• **Supplied data**:

- - - -

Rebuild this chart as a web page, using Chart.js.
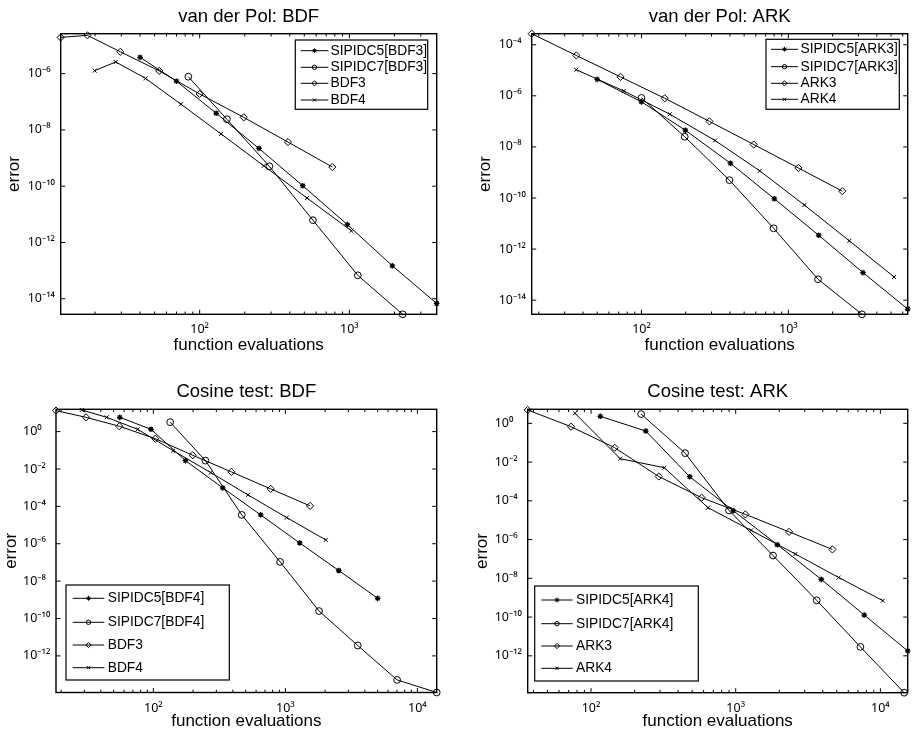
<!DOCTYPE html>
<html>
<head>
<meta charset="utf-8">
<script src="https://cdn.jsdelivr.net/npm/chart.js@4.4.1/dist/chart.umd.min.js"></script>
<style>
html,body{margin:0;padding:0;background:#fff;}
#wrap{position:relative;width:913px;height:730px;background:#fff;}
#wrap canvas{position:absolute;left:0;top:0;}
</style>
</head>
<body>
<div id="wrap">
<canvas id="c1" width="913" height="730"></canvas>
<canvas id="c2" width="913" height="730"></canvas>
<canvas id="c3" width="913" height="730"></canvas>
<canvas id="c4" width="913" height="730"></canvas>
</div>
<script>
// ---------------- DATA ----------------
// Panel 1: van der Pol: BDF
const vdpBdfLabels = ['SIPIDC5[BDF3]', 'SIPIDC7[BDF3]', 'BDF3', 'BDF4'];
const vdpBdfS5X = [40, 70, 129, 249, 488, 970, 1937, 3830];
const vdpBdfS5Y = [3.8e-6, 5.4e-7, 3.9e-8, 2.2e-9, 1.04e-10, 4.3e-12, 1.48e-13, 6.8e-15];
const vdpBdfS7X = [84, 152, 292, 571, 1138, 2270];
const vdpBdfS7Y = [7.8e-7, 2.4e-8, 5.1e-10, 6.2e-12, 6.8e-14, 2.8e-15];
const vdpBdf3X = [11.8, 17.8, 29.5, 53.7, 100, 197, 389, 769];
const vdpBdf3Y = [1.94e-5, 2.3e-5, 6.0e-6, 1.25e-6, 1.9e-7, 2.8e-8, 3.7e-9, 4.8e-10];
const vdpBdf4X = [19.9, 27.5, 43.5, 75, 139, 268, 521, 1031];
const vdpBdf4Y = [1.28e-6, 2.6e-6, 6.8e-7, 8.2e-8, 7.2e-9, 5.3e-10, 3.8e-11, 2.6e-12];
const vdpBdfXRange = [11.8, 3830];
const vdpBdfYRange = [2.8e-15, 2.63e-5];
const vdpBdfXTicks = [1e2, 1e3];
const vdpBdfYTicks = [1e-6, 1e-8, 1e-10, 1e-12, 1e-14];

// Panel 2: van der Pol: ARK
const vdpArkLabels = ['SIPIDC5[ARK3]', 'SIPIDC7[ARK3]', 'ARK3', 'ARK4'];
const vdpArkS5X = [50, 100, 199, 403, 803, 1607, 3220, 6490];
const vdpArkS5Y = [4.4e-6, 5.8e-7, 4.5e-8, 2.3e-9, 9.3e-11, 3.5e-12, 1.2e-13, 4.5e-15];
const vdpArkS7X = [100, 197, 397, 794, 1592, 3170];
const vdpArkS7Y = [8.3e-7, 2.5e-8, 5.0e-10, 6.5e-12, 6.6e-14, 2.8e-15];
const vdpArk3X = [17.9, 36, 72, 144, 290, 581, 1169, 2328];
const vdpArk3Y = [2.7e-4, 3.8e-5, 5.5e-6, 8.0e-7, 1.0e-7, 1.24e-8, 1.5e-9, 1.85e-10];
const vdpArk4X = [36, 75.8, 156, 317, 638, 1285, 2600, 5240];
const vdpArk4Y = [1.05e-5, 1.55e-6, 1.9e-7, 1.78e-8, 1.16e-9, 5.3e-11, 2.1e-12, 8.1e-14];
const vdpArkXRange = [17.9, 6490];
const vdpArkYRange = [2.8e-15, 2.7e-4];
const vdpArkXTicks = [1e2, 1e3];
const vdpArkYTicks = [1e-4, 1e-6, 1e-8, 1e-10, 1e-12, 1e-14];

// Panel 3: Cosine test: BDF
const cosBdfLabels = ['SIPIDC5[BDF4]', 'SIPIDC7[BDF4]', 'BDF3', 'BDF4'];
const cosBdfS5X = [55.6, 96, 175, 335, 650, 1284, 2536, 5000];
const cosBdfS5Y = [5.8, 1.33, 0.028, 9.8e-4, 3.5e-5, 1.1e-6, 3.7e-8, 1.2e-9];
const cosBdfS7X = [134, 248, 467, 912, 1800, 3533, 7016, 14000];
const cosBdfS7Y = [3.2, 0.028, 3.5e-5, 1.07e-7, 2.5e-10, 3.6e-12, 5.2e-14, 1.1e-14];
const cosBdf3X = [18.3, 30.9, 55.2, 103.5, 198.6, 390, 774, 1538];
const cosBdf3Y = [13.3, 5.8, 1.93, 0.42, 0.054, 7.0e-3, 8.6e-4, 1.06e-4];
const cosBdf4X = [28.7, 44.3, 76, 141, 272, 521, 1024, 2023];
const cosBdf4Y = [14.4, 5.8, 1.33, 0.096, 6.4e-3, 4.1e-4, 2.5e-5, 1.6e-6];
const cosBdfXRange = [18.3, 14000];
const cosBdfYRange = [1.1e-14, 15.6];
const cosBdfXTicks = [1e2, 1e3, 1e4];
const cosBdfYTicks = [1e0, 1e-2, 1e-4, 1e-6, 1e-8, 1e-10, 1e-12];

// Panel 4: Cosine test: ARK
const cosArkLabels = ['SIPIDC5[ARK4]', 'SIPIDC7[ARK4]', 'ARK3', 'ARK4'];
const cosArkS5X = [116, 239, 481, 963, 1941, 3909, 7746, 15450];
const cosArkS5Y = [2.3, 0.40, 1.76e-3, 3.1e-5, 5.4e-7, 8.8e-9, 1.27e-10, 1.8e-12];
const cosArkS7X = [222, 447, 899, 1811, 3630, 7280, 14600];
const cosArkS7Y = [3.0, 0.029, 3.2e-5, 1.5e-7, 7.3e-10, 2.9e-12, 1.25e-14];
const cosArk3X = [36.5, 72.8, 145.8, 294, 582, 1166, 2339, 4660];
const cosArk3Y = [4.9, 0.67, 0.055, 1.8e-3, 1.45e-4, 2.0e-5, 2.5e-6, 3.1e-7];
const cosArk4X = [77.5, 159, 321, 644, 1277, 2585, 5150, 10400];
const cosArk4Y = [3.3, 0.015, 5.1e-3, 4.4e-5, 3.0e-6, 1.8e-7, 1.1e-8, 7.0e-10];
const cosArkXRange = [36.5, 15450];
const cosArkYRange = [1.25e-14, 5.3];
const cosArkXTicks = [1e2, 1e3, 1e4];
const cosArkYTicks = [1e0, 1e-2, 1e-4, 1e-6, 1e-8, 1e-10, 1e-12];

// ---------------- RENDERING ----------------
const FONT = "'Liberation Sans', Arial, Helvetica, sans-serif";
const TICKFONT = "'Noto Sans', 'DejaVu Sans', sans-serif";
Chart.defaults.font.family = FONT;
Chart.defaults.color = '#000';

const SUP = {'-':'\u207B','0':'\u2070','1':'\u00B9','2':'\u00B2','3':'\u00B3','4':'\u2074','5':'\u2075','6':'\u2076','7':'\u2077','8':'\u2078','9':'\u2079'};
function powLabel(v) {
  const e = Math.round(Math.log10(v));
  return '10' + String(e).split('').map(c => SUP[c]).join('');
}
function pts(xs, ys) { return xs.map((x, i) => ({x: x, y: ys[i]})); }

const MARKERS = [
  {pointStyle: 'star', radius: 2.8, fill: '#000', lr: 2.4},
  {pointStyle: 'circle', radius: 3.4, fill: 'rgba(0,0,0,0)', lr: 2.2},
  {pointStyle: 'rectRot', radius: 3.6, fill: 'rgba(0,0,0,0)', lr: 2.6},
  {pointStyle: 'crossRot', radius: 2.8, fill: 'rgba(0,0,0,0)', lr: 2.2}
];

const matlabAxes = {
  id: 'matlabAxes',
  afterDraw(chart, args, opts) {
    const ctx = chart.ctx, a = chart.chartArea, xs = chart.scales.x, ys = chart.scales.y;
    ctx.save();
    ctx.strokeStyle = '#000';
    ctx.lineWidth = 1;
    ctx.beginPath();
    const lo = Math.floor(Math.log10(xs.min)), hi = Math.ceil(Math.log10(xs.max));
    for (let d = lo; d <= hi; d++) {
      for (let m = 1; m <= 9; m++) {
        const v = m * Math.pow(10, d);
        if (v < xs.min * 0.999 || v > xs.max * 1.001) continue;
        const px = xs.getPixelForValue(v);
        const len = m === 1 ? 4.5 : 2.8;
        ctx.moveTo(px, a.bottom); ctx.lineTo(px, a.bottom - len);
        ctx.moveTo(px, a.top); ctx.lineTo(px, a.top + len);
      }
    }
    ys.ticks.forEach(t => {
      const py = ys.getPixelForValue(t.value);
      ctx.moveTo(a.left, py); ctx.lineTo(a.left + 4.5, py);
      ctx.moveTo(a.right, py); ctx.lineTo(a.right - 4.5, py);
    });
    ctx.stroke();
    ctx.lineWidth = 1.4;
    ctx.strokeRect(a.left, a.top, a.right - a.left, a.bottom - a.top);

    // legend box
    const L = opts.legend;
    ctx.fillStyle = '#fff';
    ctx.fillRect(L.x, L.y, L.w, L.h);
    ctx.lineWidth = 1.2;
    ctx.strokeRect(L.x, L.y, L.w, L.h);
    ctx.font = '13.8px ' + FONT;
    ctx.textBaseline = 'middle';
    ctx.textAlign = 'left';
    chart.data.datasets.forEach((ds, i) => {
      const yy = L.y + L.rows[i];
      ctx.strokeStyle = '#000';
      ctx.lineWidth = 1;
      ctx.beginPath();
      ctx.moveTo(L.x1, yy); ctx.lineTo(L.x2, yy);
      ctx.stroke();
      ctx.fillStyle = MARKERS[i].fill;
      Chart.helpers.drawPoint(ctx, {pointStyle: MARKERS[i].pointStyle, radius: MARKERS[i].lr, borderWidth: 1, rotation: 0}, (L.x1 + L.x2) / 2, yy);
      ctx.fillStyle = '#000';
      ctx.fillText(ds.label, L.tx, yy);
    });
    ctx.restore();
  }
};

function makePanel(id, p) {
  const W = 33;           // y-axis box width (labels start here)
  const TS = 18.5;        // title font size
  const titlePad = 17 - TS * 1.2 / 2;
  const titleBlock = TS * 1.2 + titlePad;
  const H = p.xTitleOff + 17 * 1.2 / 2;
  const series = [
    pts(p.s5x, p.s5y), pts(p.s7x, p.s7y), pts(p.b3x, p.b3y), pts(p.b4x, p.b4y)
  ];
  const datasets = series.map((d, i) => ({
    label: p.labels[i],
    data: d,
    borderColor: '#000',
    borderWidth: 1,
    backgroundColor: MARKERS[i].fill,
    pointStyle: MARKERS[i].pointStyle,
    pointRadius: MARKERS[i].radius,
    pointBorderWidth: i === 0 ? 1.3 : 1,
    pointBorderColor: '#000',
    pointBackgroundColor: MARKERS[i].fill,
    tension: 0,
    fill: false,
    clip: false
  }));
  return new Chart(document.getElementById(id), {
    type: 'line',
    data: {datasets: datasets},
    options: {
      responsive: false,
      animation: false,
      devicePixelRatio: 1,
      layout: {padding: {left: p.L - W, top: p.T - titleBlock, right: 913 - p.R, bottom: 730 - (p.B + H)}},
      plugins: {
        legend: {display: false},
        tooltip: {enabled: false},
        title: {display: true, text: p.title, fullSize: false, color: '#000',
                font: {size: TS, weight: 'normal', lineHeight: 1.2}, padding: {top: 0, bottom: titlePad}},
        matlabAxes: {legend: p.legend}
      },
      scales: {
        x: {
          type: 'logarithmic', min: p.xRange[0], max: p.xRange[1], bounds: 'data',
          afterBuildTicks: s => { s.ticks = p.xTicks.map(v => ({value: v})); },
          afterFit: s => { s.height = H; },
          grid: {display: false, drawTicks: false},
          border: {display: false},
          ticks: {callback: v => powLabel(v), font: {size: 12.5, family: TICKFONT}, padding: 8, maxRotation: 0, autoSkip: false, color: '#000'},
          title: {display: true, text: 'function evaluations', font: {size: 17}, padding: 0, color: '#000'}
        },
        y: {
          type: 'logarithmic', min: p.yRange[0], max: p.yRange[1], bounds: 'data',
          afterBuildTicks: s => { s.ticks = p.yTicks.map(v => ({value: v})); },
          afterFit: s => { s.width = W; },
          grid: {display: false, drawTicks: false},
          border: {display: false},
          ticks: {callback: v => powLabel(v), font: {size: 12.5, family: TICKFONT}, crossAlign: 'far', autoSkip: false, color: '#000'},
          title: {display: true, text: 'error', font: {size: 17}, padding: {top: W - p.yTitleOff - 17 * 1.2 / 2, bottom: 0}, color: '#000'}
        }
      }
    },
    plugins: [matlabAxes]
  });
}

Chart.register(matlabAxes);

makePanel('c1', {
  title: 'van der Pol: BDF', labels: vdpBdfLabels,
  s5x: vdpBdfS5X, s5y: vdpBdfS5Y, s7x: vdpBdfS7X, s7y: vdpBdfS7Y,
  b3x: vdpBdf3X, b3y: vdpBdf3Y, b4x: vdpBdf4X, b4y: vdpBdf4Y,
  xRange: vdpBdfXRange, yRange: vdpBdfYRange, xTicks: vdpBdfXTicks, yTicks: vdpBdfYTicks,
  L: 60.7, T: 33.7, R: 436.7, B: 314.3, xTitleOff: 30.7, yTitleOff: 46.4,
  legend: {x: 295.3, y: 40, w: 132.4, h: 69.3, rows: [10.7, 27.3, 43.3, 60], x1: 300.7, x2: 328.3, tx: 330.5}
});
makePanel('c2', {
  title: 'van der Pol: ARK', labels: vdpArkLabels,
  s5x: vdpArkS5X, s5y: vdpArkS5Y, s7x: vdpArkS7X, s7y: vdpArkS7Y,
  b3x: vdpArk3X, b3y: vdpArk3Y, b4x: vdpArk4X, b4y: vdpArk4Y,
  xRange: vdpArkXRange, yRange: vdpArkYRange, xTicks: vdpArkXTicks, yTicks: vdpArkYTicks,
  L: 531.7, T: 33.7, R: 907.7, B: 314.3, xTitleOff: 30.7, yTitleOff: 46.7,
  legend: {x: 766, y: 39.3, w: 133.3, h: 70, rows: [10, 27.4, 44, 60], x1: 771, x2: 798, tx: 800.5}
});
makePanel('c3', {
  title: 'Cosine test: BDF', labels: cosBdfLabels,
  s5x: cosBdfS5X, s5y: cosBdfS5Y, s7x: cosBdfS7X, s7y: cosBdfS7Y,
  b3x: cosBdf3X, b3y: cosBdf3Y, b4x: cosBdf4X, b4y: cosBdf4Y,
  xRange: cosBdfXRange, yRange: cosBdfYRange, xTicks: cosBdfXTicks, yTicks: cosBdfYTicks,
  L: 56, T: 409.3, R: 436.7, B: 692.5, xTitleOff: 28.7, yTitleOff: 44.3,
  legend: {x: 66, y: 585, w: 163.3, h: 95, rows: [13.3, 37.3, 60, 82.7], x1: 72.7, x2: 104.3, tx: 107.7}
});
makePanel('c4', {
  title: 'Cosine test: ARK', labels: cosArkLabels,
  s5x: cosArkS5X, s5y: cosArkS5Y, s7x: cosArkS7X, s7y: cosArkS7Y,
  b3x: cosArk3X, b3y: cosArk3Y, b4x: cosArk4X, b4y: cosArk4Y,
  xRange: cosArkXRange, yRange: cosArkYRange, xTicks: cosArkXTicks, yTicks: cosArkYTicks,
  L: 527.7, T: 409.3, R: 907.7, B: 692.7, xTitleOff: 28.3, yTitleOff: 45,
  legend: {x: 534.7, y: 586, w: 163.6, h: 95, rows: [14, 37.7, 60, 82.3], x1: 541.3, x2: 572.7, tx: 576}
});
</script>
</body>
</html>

- - - -

• **Given instruction**: Leave out the pictures, then repeat the listing above exactly from its first line to the line with "const vdpBdfYTicks = [1e-6, 1e-8, 1e-10, 1e-12, 1e-14];", inclusive.

• **Response to this exercise**:
Rebuild this chart as a web page, using Chart.js.
<!DOCTYPE html>
<html>
<head>
<meta charset="utf-8">
<script src="https://cdn.jsdelivr.net/npm/chart.js@4.4.1/dist/chart.umd.min.js"></script>
<style>
html,body{margin:0;padding:0;background:#fff;}
#wrap{position:relative;width:913px;height:730px;background:#fff;}
#wrap canvas{position:absolute;left:0;top:0;}
</style>
</head>
<body>
<div id="wrap">
<canvas id="c1" width="913" height="730"></canvas>
<canvas id="c2" width="913" height="730"></canvas>
<canvas id="c3" width="913" height="730"></canvas>
<canvas id="c4" width="913" height="730"></canvas>
</div>
<script>
// ---------------- DATA ----------------
// Panel 1: van der Pol: BDF
const vdpBdfLabels = ['SIPIDC5[BDF3]', 'SIPIDC7[BDF3]', 'BDF3', 'BDF4'];
const vdpBdfS5X = [40, 70, 129, 249, 488, 970, 1937, 3830];
const vdpBdfS5Y = [3.8e-6, 5.4e-7, 3.9e-8, 2.2e-9, 1.04e-10, 4.3e-12, 1.48e-13, 6.8e-15];
const vdpBdfS7X = [84, 152, 292, 571, 1138, 2270];
const vdpBdfS7Y = [7.8e-7, 2.4e-8, 5.1e-10, 6.2e-12, 6.8e-14, 2.8e-15];
const vdpBdf3X = [11.8, 17.8, 29.5, 53.7, 100, 197, 389, 769];
const vdpBdf3Y = [1.94e-5, 2.3e-5, 6.0e-6, 1.25e-6, 1.9e-7, 2.8e-8, 3.7e-9, 4.8e-10];
const vdpBdf4X = [19.9, 27.5, 43.5, 75, 139, 268, 521, 1031];
const vdpBdf4Y = [1.28e-6, 2.6e-6, 6.8e-7, 8.2e-8, 7.2e-9, 5.3e-10, 3.8e-11, 2.6e-12];
const vdpBdfXRange = [11.8, 3830];
const vdpBdfYRange = [2.8e-15, 2.63e-5];
const vdpBdfXTicks = [1e2, 1e3];
const vdpBdfYTicks = [1e-6, 1e-8, 1e-10, 1e-12, 1e-14];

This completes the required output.